On one cold Saturday night, my company sergeant major asked me to put on a fire and make coffee for the guards. Today is Shabbat, I told him. The sergeant major did not give up: “Yet those are your friends. They are tired and cold…” That’s true, I responded, and still, I must not do it.
When Ahad Ha’am was charged with intending to change our religion, he denied it wholeheartedly: I do not believe at all in the benefit or possibility of amending religion superficially. Those who seek to amend the religion, it is as though they are seeking to cool the fire, that is, two opposites in one matter. Religion is religion as long as its faithful believe in its divine source, while the idea of amendment can only emerge after this belief has been lost; Even a self-declared heretic like Ahad Ha’am understood the nature of religious belief.

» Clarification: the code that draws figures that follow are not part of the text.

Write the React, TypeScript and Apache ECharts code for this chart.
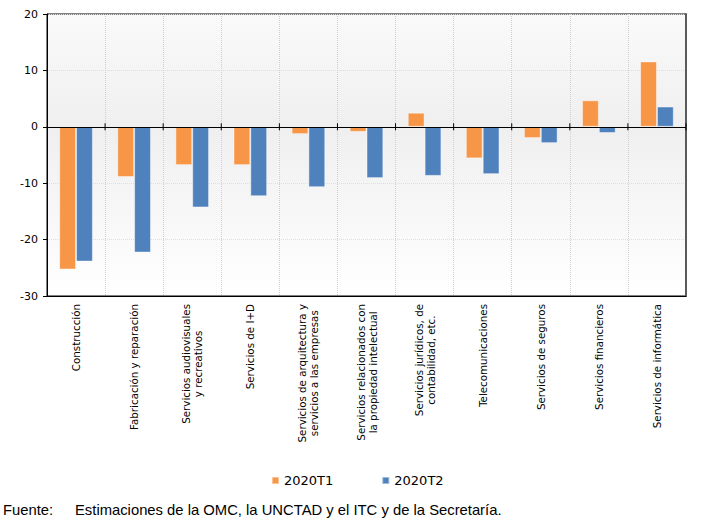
import React, { useEffect, useRef } from "react";
import * as echarts from "echarts";

const categories = [
  "Construcción",
  "Fabricación y reparación",
  "Servicios audiovisuales\ny recreativos",
  "Servicios de I+D",
  "Servicios de arquitectura y\nservicios a las empresas",
  "Servicios relacionados con\nla propiedad intelectual",
  "Servicios jurídicos, de\ncontabilidad, etc.",
  "Telecomunicaciones",
  "Servicios de seguros",
  "Servicios financieros",
  "Servicios de informática",
];

const seriesNames = ["2020T1", "2020T2"];
const values2020T1 = [-25.3, -8.9, -6.8, -6.8, -1.3, -0.9, 2.5, -5.6, -2.0, 4.7, 11.6];
const values2020T2 = [-23.9, -22.3, -14.3, -12.3, -10.7, -9.1, -8.7, -8.4, -2.9, -1.1, 3.6];

const yMin = -30;
const yMax = 20;
const yInterval = 10;

const sourceLabel = "Fuente:";
const sourceText = "Estimaciones de la OMC, la UNCTAD y el ITC y de la Secretaría.";

export default function App() {
  const ref = useRef<HTMLDivElement>(null);

  useEffect(() => {
    if (!ref.current) return;
    const chart = echarts.init(ref.current, null, { renderer: "svg" });
    const font = "DejaVu Sans";
    const n = categories.length;

    const footer: any[] = [
      {
        id: "src-label",
        type: "text",
        left: 3,
        top: 502,
        style: {
          text: sourceLabel,
          fontFamily: "Liberation Sans",
          fontSize: 14.8,
          fill: "#000000",
        },
      },
      {
        id: "src-text",
        type: "text",
        left: 75,
        top: 502,
        style: {
          text: sourceText,
          fontFamily: "Liberation Sans",
          fontSize: 14.8,
          fill: "#000000",
        },
      },
    ];

    const option: any = {
      animation: false,
      backgroundColor: "#ffffff",
      textStyle: { fontFamily: font },
      grid: {
        left: 47,
        top: 14,
        right: 19,
        bottom: 230,
        show: true,
        borderColor: "#000000",
        borderWidth: 1,
        backgroundColor: {
          type: "linear",
          x: 0,
          y: 0,
          x2: 0,
          y2: 1,
          colorStops: [
            { offset: 0, color: "#fafafa" },
            { offset: 0.4, color: "#efefef" },
            { offset: 1, color: "#ffffff" },
          ],
        },
      },
      legend: {
        data: seriesNames,
        left: 271,
        top: 474,
        padding: 0,
        icon: "rect",
        itemWidth: 7,
        itemHeight: 7,
        itemGap: 48,
        textStyle: { fontFamily: font, fontSize: 13, color: "#000000" },
      },
      xAxis: [
        {
          type: "category",
          data: categories,
          position: "bottom",
          axisLine: { onZero: false, lineStyle: { color: "#000000", width: 1 } },
          axisTick: { show: false },
          splitLine: {
            show: true,
            interval: 0,
            lineStyle: { color: "#cfcfcf", type: "dotted", width: 1 },
          },
          axisLabel: {
            rotate: 90,
            margin: 8,
            interval: 0,
            fontFamily: font,
            fontSize: 10.3,
            color: "#000000",
            lineHeight: 12,
            formatter: (v: string) =>
              v
                .split("\n")
                .map((l) => `{c|${l}}`)
                .join("\n"),
            rich: {
              c: {
                align: "center",
                fontFamily: font,
                fontSize: 10.3,
                lineHeight: 12,
                color: "#000000",
              },
            },
          },
        },
      ],
      yAxis: [
        {
          type: "value",
          min: yMin,
          max: yMax,
          interval: yInterval,
          position: "left",
          axisLine: { show: true, lineStyle: { color: "#000000", width: 1 } },
          axisTick: { show: true, length: 4, lineStyle: { color: "#000000" } },
          axisLabel: {
            margin: 9,
            fontFamily: font,
            fontSize: 11,
            color: "#000000",
          },
          splitLine: {
            show: true,
            lineStyle: { color: "#dedede", type: "dotted", width: 1 },
          },
        },
        {
          type: "value",
          min: yMin,
          max: yMax,
          interval: yInterval,
          position: "right",
          axisLine: { show: true, lineStyle: { color: "#5a5a5a", width: 2 } },
          axisTick: { show: false },
          axisLabel: { show: false },
          splitLine: { show: false },
        },
      ],
      series: [
        {
          name: seriesNames[0],
          type: "bar",
          xAxisIndex: 0,
          yAxisIndex: 0,
          data: values2020T1,
          barGap: "0%",
          barCategoryGap: "42%",
          itemStyle: {
            color: "#F79646",
            borderColor: "rgba(255,255,255,0.45)",
            borderWidth: 1,
          },
          markLine: {
            silent: true,
            symbol: "none",
            label: { show: false },
            lineStyle: { color: "#000000", width: 1, type: "solid" },
            data: [{ yAxis: 0 }],
            z: 5,
          },
        },
        {
          name: seriesNames[1],
          type: "bar",
          xAxisIndex: 0,
          yAxisIndex: 0,
          data: values2020T2,
          barGap: "0%",
          barCategoryGap: "42%",
          itemStyle: {
            color: "#4F81BD",
            borderColor: "rgba(255,255,255,0.45)",
            borderWidth: 1,
          },
        },
      ],
      graphic: footer,
    };

    chart.setOption(option);

    // Zero-line tick marks at category boundaries, placed via the chart's own scales.
    const centers = categories.map(
      (_, i) => chart.convertToPixel({ xAxisIndex: 0 }, i) as number
    );
    const zeroY = chart.convertToPixel({ yAxisIndex: 0 }, 0) as number;
    const bounds: number[] = [];
    for (let i = 1; i < n; i++) bounds.push((centers[i - 1] + centers[i]) / 2);
    if (n > 1) bounds.push(centers[n - 1] + (centers[n - 1] - centers[n - 2]) / 2);
    const ticks = bounds.map((x, k) => ({
      id: "zt" + k,
      type: "line",
      z: 100,
      silent: true,
      shape: { x1: x, y1: zeroY - 3.5, x2: x, y2: zeroY + 3.5 },
      style: { stroke: "#000000", lineWidth: 1 },
    }));
    chart.setOption({ graphic: [...footer, ...ticks] });

    return () => chart.dispose();
  }, []);

  return (
    <div
      ref={ref}
      style={{
        position: "absolute",
        left: 0,
        top: 0,
        width: 705,
        height: 526,
        background: "#ffffff",
      }}
    />
  );
}
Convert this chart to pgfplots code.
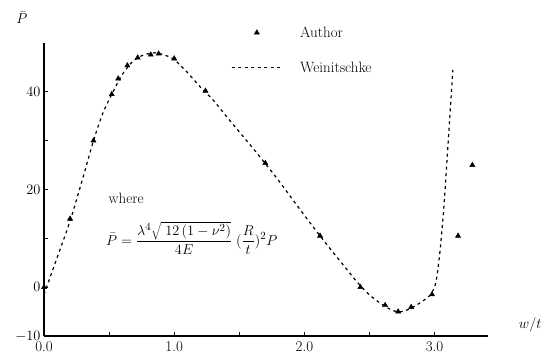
\documentclass[border=0pt]{standalone}
\usepackage{pgfplots}
\pgfplotsset{compat=1.18}

% Author's test results
\pgfplotstableread{
x     y
0.00  0.0
0.20  14.0
0.38  30.0
0.52  39.5
0.57  42.7
0.64  45.4
0.72  47.0
0.82  47.6
0.88  47.8
1.00  46.8
1.24  40.2
1.70  25.4
2.12  10.5
2.43  0.0
2.62  -3.7
2.72  -5.0
2.82  -4.1
2.98  -1.5
3.18  10.5
3.29  25.0
}\authordata

% Weinitschke's solution
\pgfplotstableread{
x     y
0.00  -1.5
0.10  6.0
0.20  13.5
0.30  22.5
0.38  30.0
0.45  35.5
0.52  39.5
0.60  43.5
0.68  46.2
0.76  47.5
0.85  48.0
0.93  47.5
1.00  46.6
1.10  44.0
1.20  41.0
1.30  38.3
1.40  35.0
1.50  31.8
1.60  28.6
1.70  25.3
1.80  21.9
1.90  18.3
2.00  14.7
2.10  11.2
2.20  7.8
2.30  4.5
2.40  1.2
2.50  -1.6
2.60  -3.6
2.68  -4.8
2.75  -5.0
2.82  -4.3
2.90  -3.0
2.97  -1.5
3.01  1.0
3.04  7.0
3.07  16.0
3.10  28.0
3.14  44.5
}\weindata

\pgfplotsset{
  lineleg/.style={legend image code/.code={\draw[##1, line width=0.8bp] (0bp,0bp) -- (50bp,0bp);}},
  markleg/.style={legend image code/.code={\draw[##1, mark repeat=2, mark phase=2] plot coordinates {(0bp,0bp) (25bp,0bp) (50bp,0bp)};}},
}

\begin{document}
\begin{tikzpicture}
\path[use as bounding box] (-44bp,-24bp) rectangle (500bp,336bp);
\begin{axis}[
  at={(0,0)}, anchor=south west,
  scale only axis, width=444bp, height=293bp,
  xmin=0, xmax=3.41, ymin=-10, ymax=50,
  clip=false,
  axis lines*=left,
  axis line style={line width=1.3bp},
  xtick={0,1,2,3}, minor xtick={0.5,1.5,2.5},
  xticklabels={0.0,1.0,2.0,3.0},
  ytick={-10,0,20,40}, minor ytick={10,30},
  tick align=inside,
  major tick length=4bp, minor tick length=4bp,
  tick style={black, line width=0.9bp},
  tick label style={font=\fontsize{15}{17}\selectfont},
  xticklabel style={yshift=-2bp},
  xlabel={$w/t$},
  ylabel={$\bar{P}$},
  every axis x label/.style={at={(axis description cs:1.095,0.038)}, anchor=center, font=\fontsize{15}{17}\selectfont},
  every axis y label/.style={at={(axis description cs:-0.05,1.085)}, anchor=center, font=\fontsize{15}{17}\selectfont},
  legend style={at={(axis description cs:0.415,1.07)}, anchor=north west,
    draw=none, fill=none, row sep=19bp,
    /tikz/every odd column/.append style={column sep=16bp},
    font=\fontsize{15}{17}\selectfont},
  legend cell align=left,
  reverse legend,
]
\addplot[black, line width=1.2bp, dash pattern=on 3bp off 3.5bp, smooth, tension=0.4, lineleg]
  table[x=x, y=y] {\weindata};
\addlegendentry{Weinitschke}
\addplot[only marks, mark=triangle*, mark size=3bp, black, mark options={fill=black}, markleg]
  table[x=x, y=y] {\authordata};
\addlegendentry{Author}

\node[anchor=west, font=\fontsize{15}{17}\selectfont] at (axis cs:0.47,18.1) {where};
\node[anchor=west, font=\fontsize{15}{17}\selectfont] at (axis cs:0.45,10.0)
  {$\displaystyle \bar{P}=\frac{\lambda^{4}\sqrt{\;12\,(1-\nu^{2})}}{4E}\;(\frac{R}{t})^{2}P$};
\end{axis}
\end{tikzpicture}
\end{document}
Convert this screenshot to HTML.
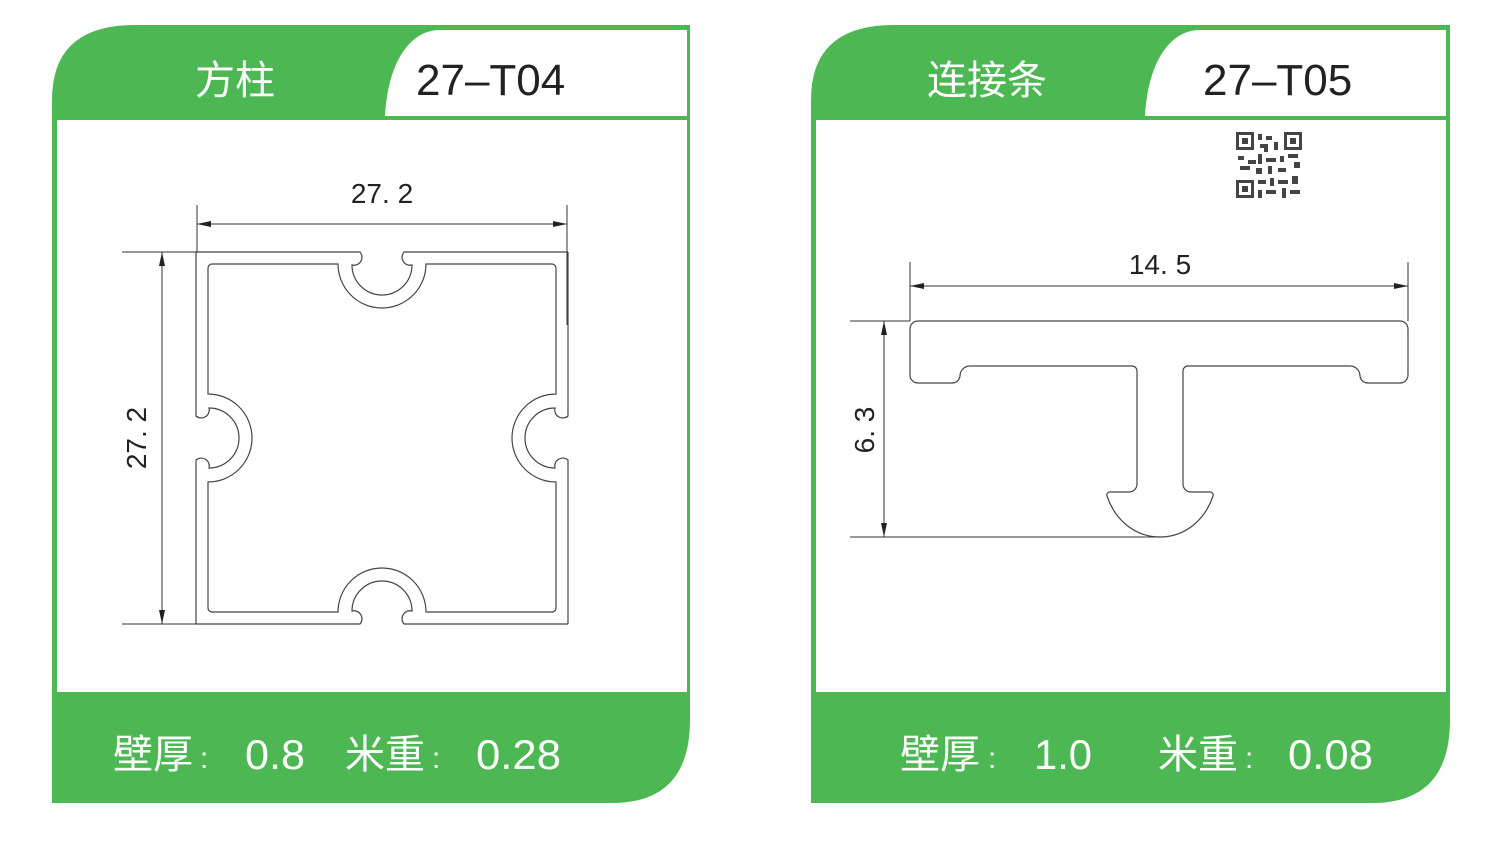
<!DOCTYPE html>
<html><head><meta charset="utf-8"><style>
html,body{margin:0;padding:0;background:#fff;}
svg{display:block;}
.hd{font-family:"Liberation Sans","Noto Sans CJK SC",sans-serif;}
</style></head><body>
<svg width="1500" height="845" viewBox="0 0 1500 845" xmlns="http://www.w3.org/2000/svg">
<defs>
<marker id="ar" viewBox="0 0 14 6" refX="14" refY="3" markerWidth="14" markerHeight="6" orient="auto-start-reverse" markerUnits="userSpaceOnUse"><path d="M0,0 L14,3 L0,6 Z" fill="#222"/></marker>
<g id="side" fill="none" stroke="#444" stroke-width="1.2">
<path d="M-186,-186 H-22 A8,8 0 0 1 -30,-173 A30,30 0 0 0 30,-173 A8,8 0 0 1 22,-186 H186"/>
<path d="M-170,-174 H-44 A44,44 0 0 0 44,-174 H170 A4,4 0 0 1 174,-170"/>
</g>
</defs>

<!-- Panel 1 -->
<g>
<path d="M52,100 Q52,25 135,25 H690 V720 Q690,803 612,803 H52 Z" fill="#4db853"/>
<rect x="57" y="120" width="630" height="572" fill="#fff"/>
<path d="M385,116 C388,62 410,30 440,30 H687 V116 Z" fill="#fff"/>
<text x="235" y="94" text-anchor="middle" class="hd" font-size="40" fill="#fff">方柱</text>
<text x="416" y="95" class="hd" font-size="44" fill="#222">27–T04</text>
<g class="hd" fill="#fff">
<text x="113" y="768" font-size="40">壁厚</text>
<text x="200" y="768" font-size="30">:</text>
<text x="245" y="769" font-size="42" textLength="60" lengthAdjust="spacingAndGlyphs">0.8</text>
<text x="345" y="768" font-size="40">米重</text>
<text x="432" y="768" font-size="30">:</text>
<text x="476" y="769" font-size="42" textLength="85" lengthAdjust="spacingAndGlyphs">0.28</text>
</g>
</g>

<!-- Profile 1 -->
<g transform="translate(382,438)">
<use href="#side"/>
<use href="#side" transform="rotate(90)"/>
<use href="#side" transform="rotate(180)"/>
<use href="#side" transform="rotate(270)"/>
</g>
<g stroke="#333" stroke-width="1" fill="none">
<line x1="197" y1="205" x2="197" y2="252"/>
<line x1="567" y1="205" x2="567" y2="325"/>
<line x1="197" y1="224" x2="567" y2="224" marker-start="url(#ar)" marker-end="url(#ar)"/>
<line x1="122" y1="252" x2="197" y2="252"/>
<line x1="122" y1="624" x2="197" y2="624"/>
<line x1="162" y1="252" x2="162" y2="624" marker-start="url(#ar)" marker-end="url(#ar)"/>
</g>
<text x="382" y="203" text-anchor="middle" class="hd" font-size="28" fill="#222">27. 2</text>
<text transform="translate(146,438) rotate(-90)" text-anchor="middle" class="hd" font-size="28" fill="#222">27. 2</text>

<!-- Panel 2 -->
<g>
<path d="M811,100 Q811,25 894,25 H1450 V720 Q1450,803 1372,803 H811 Z" fill="#4db853"/>
<rect x="816" y="120" width="630" height="572" fill="#fff"/>
<path d="M1145,116 C1148,62 1170,30 1200,30 H1446 V116 Z" fill="#fff"/>
<text x="987" y="94" text-anchor="middle" class="hd" font-size="40" fill="#fff">连接条</text>
<text x="1203" y="95" class="hd" font-size="44" fill="#222">27–T05</text>
<g class="hd" fill="#fff">
<text x="900" y="768" font-size="40">壁厚</text>
<text x="988" y="768" font-size="30">:</text>
<text x="1034" y="769" font-size="42" textLength="58" lengthAdjust="spacingAndGlyphs">1.0</text>
<text x="1158" y="768" font-size="40">米重</text>
<text x="1245" y="768" font-size="30">:</text>
<text x="1288" y="769" font-size="42" textLength="85" lengthAdjust="spacingAndGlyphs">0.08</text>
</g>
</g>

<!-- QR -->
<g fill="#444">
<rect x="1236" y="132" width="66" height="66" fill="#fff"/>
<rect x="1236" y="132" width="18" height="18"/><rect x="1239" y="135" width="12" height="12" fill="#fff"/><rect x="1242" y="138" width="6" height="6"/>
<rect x="1284" y="132" width="18" height="18"/><rect x="1287" y="135" width="12" height="12" fill="#fff"/><rect x="1290" y="138" width="6" height="6"/>
<rect x="1236" y="180" width="18" height="18"/><rect x="1239" y="183" width="12" height="12" fill="#fff"/><rect x="1242" y="186" width="6" height="6"/>
<rect x="1258" y="134" width="4" height="6"/><rect x="1266" y="136" width="6" height="4"/><rect x="1260" y="144" width="8" height="4"/><rect x="1274" y="142" width="4" height="8"/>
<rect x="1238" y="156" width="6" height="4"/><rect x="1248" y="160" width="8" height="4"/><rect x="1258" y="154" width="4" height="10"/><rect x="1266" y="158" width="10" height="4"/>
<rect x="1280" y="156" width="4" height="6"/><rect x="1288" y="154" width="10" height="4"/><rect x="1294" y="162" width="6" height="6"/><rect x="1240" y="166" width="10" height="4"/>
<rect x="1256" y="168" width="6" height="6"/><rect x="1268" y="166" width="4" height="8"/><rect x="1278" y="168" width="8" height="4"/><rect x="1258" y="180" width="8" height="4"/>
<rect x="1270" y="178" width="4" height="8"/><rect x="1278" y="180" width="10" height="4"/><rect x="1292" y="176" width="6" height="8"/><rect x="1258" y="190" width="4" height="8"/>
<rect x="1266" y="190" width="10" height="4"/><rect x="1282" y="188" width="4" height="10"/><rect x="1290" y="190" width="10" height="4"/><rect x="1264" y="146" width="4" height="6"/>
</g>

<!-- T profile -->
<path fill="none" stroke="#444" stroke-width="1.2" d="M918,321 H1400 A8,8 0 0 1 1408,329 V375 A8,8 0 0 1 1400,383 H1368 A8,8 0 0 1 1360,376 A10,10 0 0 0 1350,366 H1188 A5,5 0 0 0 1183,371 V484 A8,8 0 0 0 1191,492 H1210 A3,3 0 0 1 1213,496 C1205,520 1185,537 1160,537 C1135,537 1115,520 1107,496 A3,3 0 0 1 1110,492 H1129 A8,8 0 0 0 1137,484 V371 A5,5 0 0 0 1132,366 H970 A10,10 0 0 0 960,376 A8,8 0 0 1 952,383 H918 A8,8 0 0 1 910,375 V329 A8,8 0 0 1 918,321 Z"/>
<g stroke="#333" stroke-width="1" fill="none">
<line x1="910" y1="262" x2="910" y2="321"/>
<line x1="1408" y1="262" x2="1408" y2="321"/>
<line x1="910" y1="286" x2="1408" y2="286" marker-start="url(#ar)" marker-end="url(#ar)"/>
<line x1="850" y1="321" x2="910" y2="321"/>
<line x1="850" y1="537" x2="1160" y2="537"/>
<line x1="884" y1="321" x2="884" y2="537" marker-start="url(#ar)" marker-end="url(#ar)"/>
</g>
<text x="1160" y="274" text-anchor="middle" class="hd" font-size="28" fill="#222">14. 5</text>
<text transform="translate(874,430) rotate(-90)" text-anchor="middle" class="hd" font-size="28" fill="#222">6. 3</text>
</svg>
</body></html>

Those who believe that God gave us the Torah will do everything it says. Those who do not believe in it will not be convinced, even if the content of the mitzvahs will be explained in the most convincing way.
In today’s Israeli culture, special courage is required in order to say “it’s forbidden.” In our culture, everything is allowed, with the possible exception of being a sucker. This is the huge gap between the secular discourse and religious discourse in Israel 2008. When I say “it’s forbidden” they think that I’m saying “I object” or “I don’t like it.” Yet this is not what I’m saying. I’m saying that it’s forbidden, because this is what the Creator ordered for his eternal reasons, and there is no room for judgment to deviate from His words.
This insight is foreign to many seculars. Regrettably, it’s also foreign to many religious. Many religious people think that if the Torah forbade homosexual relationships, it is necessarily because homosexuality is a despicable and unnatural perversion. Yet our faith in the Creator requires us to recognize that we cannot grasp the depth of his considerations. There are many bans in the Torah that do not feature any deviation from nature. For us, on the most primal level, we must not say that “it’s forbidden because it’s unnatural,” but rather, it’s forbidden because it’s forbidden.
Homosexual relationships are referred to in the Torah as “abomination” (Leviticus, 18:22.) Yet this harsh expression is also uttered in relation to food that is not kosher (Deuteronomy 14:3) and in relation to a man who returns his divorced wife after she’s been with another man (Deuteronomy 24:4). Would we treat someone who brought back his divorced wife with the same level of zealous revulsion?
We do not know why the Torah forbade homosexual relationships. There is clearly a reason for it, yet it is beyond our comprehension. Many try to argue that in a society where homosexuality is prevalent, the family unit breaks down. This may be true, yet clearly this does not exhaust God’s reasons for this ban. For us, homosexual relationships are forbidden because God said so.
Our attitude to homosexual tendencies should not be any different than the way we treat a person who has a tendency to eat meat and milk. As long as he is able to overcome his urges, he will be considered a hero. If he is unable to overcome his urges, he will be held accountable before the Creator.
Yet often we hurl harsh insults against homosexuals that we do not hurl at those who commit other violations. I do not see any justification for this: it is possible that these insults do not stem from pure religious motivation, but rather, from a wholly different place.